Saturday, 30 July 2016

Why I'm not surprised?

Good morning ;)

I think I slept too much. I don't know why I think so, but you know. Or maybe I'm just not in the mood. Yeah yeah, it's Saturday, I have work in the evening and I'm happy about it, but it's just so not my week. I spilt a fair amount of expensive alcohol yesterday by accident, so now I'm worried that it's gonna come out of my wage and I really can't afford it. On top of that, it was really really busy yesterday, so obviously I got really tired. And then there was this couple that argued with me about what I did and what I didn't do. I hate people like that. Like, I know how to do my job, why the fuck would they argue? Anyway, it was absolutely busy, so instead of arguing for the rest of the evening, I asked one of my co-workers to talk with them and I didn't even see how it went. After we've closed, I felt like literally sleeping on the floor right there. I was so tired. Obviously we had to wait for a bit to get out, then finally I went home and aah, sleep.
I can't imagine how I'm gonna have to walk home net week, when I'll move. It's going to be like 20 minutes walk. And since I'm not taking any taxi, it's gonna be as exhausting, as it is working. But I need money, what can I do.

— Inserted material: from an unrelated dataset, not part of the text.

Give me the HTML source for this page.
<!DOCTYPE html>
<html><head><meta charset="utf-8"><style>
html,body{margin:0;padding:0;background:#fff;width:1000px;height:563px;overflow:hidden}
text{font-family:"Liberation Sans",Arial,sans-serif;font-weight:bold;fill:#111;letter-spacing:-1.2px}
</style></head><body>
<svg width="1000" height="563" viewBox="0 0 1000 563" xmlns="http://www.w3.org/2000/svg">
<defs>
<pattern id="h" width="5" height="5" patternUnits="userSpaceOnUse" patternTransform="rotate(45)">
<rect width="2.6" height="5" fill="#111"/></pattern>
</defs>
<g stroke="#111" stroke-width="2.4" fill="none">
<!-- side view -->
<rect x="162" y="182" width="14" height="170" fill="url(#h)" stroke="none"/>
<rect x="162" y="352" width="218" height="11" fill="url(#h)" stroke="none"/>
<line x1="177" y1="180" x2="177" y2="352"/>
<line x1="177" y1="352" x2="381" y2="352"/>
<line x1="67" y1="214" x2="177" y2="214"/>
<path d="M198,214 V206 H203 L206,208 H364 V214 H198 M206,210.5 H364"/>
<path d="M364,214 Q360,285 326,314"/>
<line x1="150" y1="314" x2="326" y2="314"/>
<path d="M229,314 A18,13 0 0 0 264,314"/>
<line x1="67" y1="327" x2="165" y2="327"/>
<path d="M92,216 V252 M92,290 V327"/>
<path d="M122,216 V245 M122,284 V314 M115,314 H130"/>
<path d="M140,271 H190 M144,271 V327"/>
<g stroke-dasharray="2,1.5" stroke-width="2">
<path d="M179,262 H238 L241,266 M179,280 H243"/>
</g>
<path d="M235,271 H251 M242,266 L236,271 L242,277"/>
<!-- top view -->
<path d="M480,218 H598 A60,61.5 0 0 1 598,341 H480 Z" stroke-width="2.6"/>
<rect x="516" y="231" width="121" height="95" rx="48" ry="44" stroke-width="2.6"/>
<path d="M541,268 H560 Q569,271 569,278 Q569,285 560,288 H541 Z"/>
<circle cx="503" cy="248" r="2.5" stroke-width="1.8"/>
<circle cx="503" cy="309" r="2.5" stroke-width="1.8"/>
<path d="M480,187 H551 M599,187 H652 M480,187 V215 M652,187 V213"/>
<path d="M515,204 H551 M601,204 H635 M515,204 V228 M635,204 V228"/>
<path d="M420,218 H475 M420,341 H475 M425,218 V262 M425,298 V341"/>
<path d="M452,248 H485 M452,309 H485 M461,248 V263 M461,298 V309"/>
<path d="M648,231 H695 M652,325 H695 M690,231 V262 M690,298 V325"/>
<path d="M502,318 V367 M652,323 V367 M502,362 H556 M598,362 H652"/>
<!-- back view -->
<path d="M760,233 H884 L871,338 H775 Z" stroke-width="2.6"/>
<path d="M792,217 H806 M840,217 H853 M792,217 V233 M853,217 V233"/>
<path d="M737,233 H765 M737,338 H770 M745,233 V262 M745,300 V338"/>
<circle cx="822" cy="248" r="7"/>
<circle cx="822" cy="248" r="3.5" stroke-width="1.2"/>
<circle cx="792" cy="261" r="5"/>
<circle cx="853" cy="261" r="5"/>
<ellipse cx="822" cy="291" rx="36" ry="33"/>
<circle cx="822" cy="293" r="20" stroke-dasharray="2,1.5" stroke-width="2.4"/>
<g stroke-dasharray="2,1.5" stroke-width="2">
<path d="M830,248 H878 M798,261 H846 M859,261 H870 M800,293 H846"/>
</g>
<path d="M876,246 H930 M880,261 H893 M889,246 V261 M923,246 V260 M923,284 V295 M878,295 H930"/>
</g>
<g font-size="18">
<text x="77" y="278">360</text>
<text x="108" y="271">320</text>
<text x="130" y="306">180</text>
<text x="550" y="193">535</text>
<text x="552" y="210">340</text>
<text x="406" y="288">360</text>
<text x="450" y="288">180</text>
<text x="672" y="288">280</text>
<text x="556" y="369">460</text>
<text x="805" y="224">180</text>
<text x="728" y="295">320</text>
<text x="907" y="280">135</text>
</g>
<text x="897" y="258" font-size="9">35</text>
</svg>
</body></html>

See? I'm obviously not in the mood. I started ranting first thing in the morning and I don't like it at all. I'm supposed to be happy and excited and stuff, but instead, I sit here hating the whole world and all I wanna do is watch a cartoon or something. Or maybe pack my stuff. I'll probably do that, because I hate how everything is just not in a place.

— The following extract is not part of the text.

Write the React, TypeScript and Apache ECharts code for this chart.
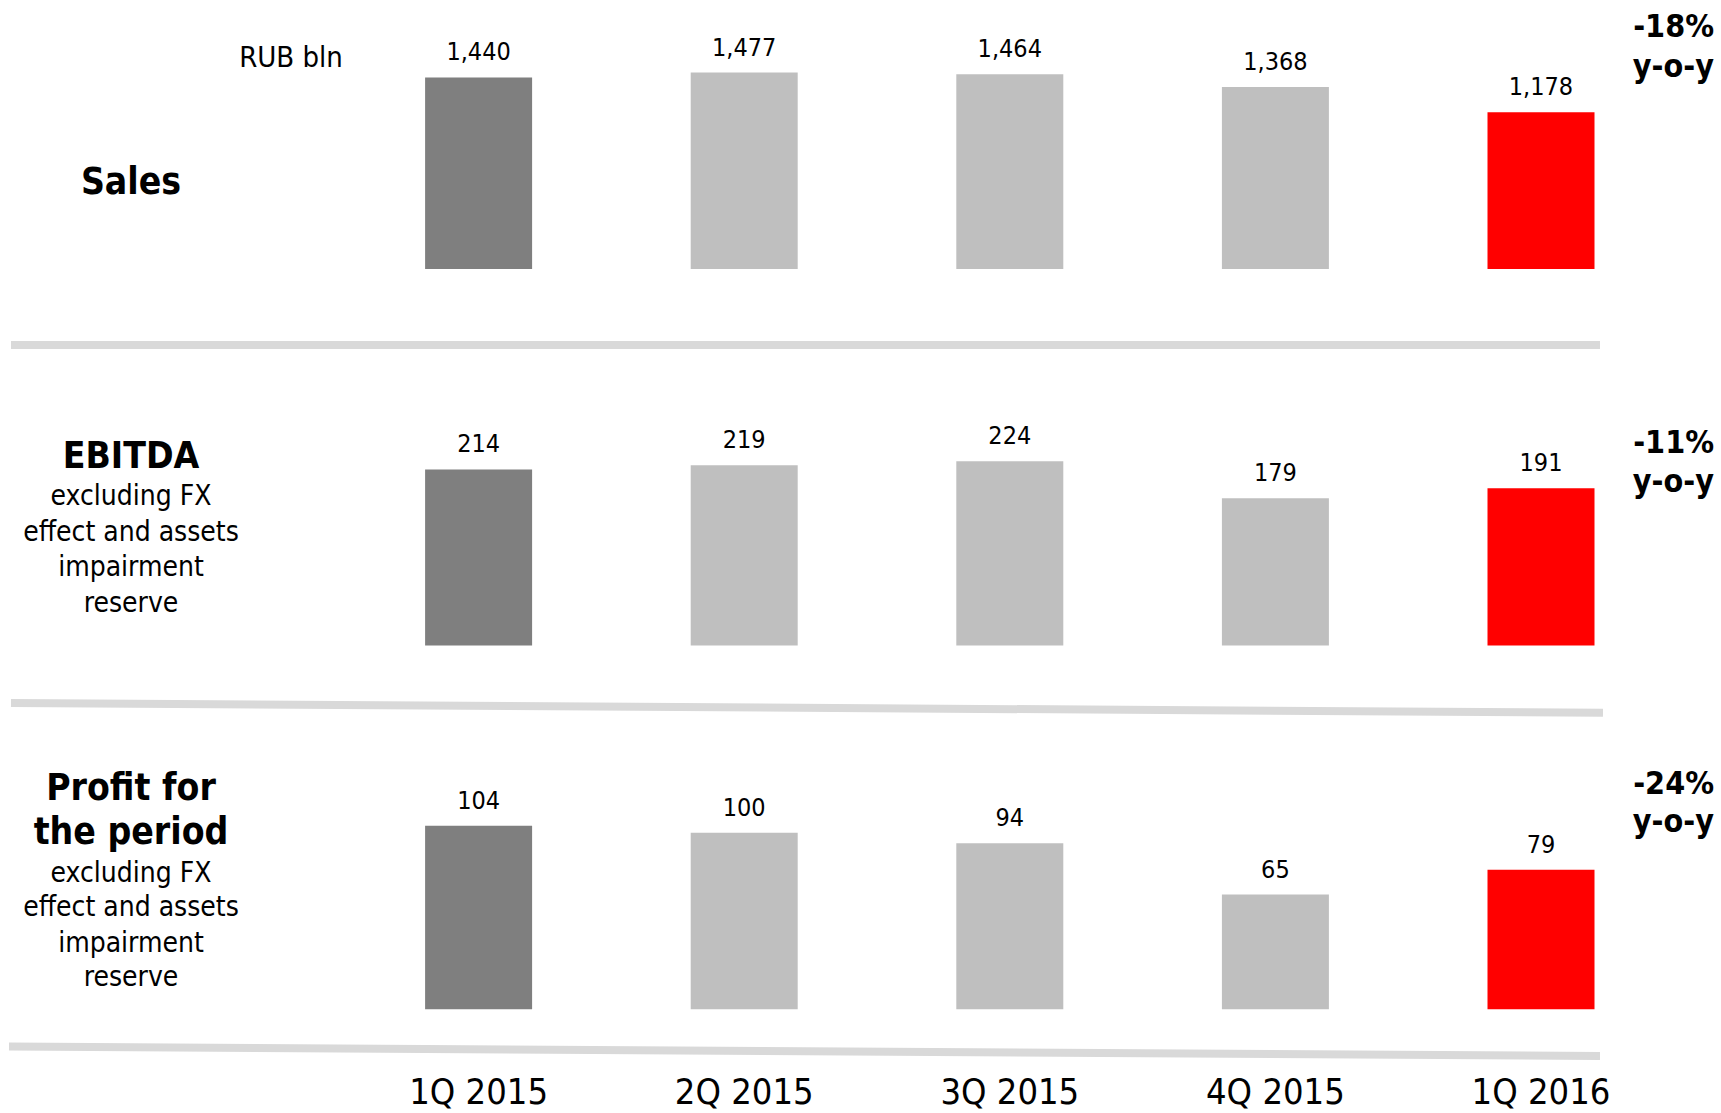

Thank God I have chocolate. Thank you my dear auntie who brought it for me. I really need some support here.  Or could it be that my mood is low because of something else? Like, I've stopped taking vitamin C, I don't know if I take my other supplements regularly. I forget stuff, I can't concentrate on anything, I'm always in a bad mood... something is not right and I don't know how to fix it. Maybe it's just a phase but it sucks. I really hope I'll feel better in a few hours. Or days. I can't be like this next week, I just can't.

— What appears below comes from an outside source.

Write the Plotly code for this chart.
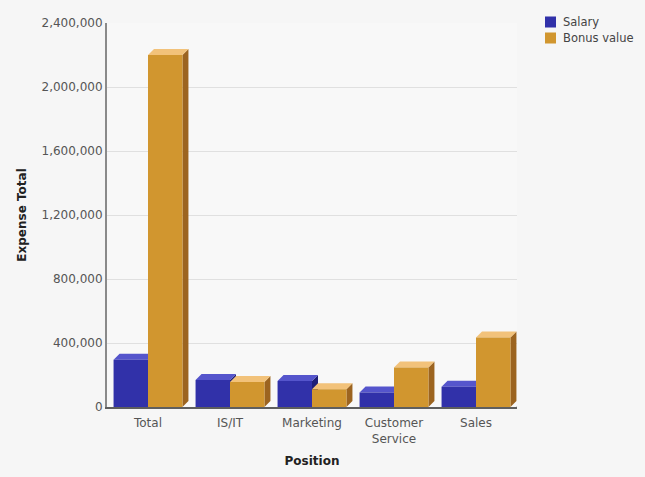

Gosh, I miss my friends as well. All of them. Or maybe I just miss spending time with someone. The last time I hung out with someone, was my flatmate when we went outside to tan a bit. But that was last week. I obviously talk to my family from time to time, but it's not the same. I just want someone to be besides me. Hug me. Talk to me. I really need someone by my side at this time.

I'm sorry I'm like that this morning. I really hope I'll get better.